With these assumptions also:

There are only 3 cards, and their initial score each is zero (0).

The total value at the end of all the rounds is 39 (20+10+9).

Total value is (p+q+r)*rounds = 39.

Number of rounds: 1, or 3, or 39 (the factors of 39)

Since the number of rounds is "at most ten", can't have 39 rounds.

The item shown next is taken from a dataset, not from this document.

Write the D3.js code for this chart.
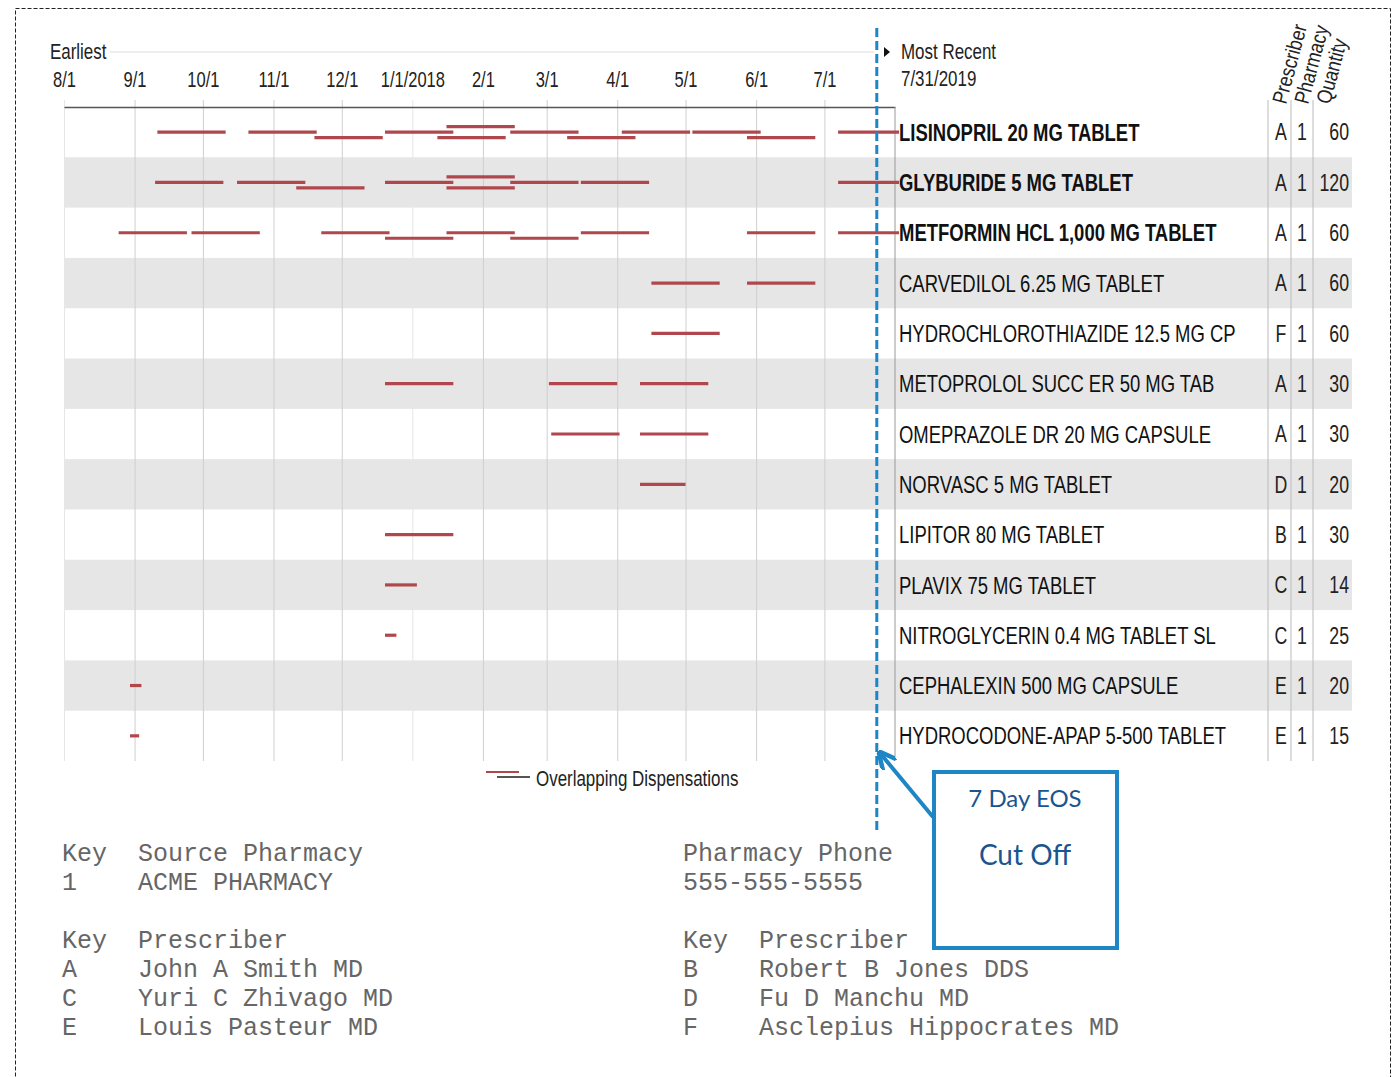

If there were only 1 round, then B could not have received the

highest valued card, since player A has a higher score.

There were three rounds.

Since all three cards total to 13, player B could not have received

all three cards, nor could he have received the same card 3 times to

get a total of 10.

Thus B received 1 of the cards twice.

No cards are equal. Player B scores a 10 count this possible way:

10 = 1+1+8

10 = 2+2+6

10 = 3+3+4

10 = 4+4+2

The remaining card is:

13 = 8+1+ 4

13 = 6+2+ 5

13 = 4+3+ 6

13 = 4+2+ 7

Since player B received the highest card in the last round, then

remaining card cannot be a 6 or 7.

Thus the cards are numbered:

:: p=1, q=4, r=8

or

:: p=2, q=5, r=6 <-- no combination of these gives a score of 20.

The max score possible in three rounds is 18 (3*6).

Therefore

player A: 8+8+4 = 20

Player B: 8+1+1 = 10

Player C: 4+4+1 = 9

Player B received the 8 in the last round, Player A the 4, and Player C the 1.

The order of rounds must be:

A..B..C

8..1..4 first round

8..1..4 second round

4..8..1 third round

Player C received card q in the first round.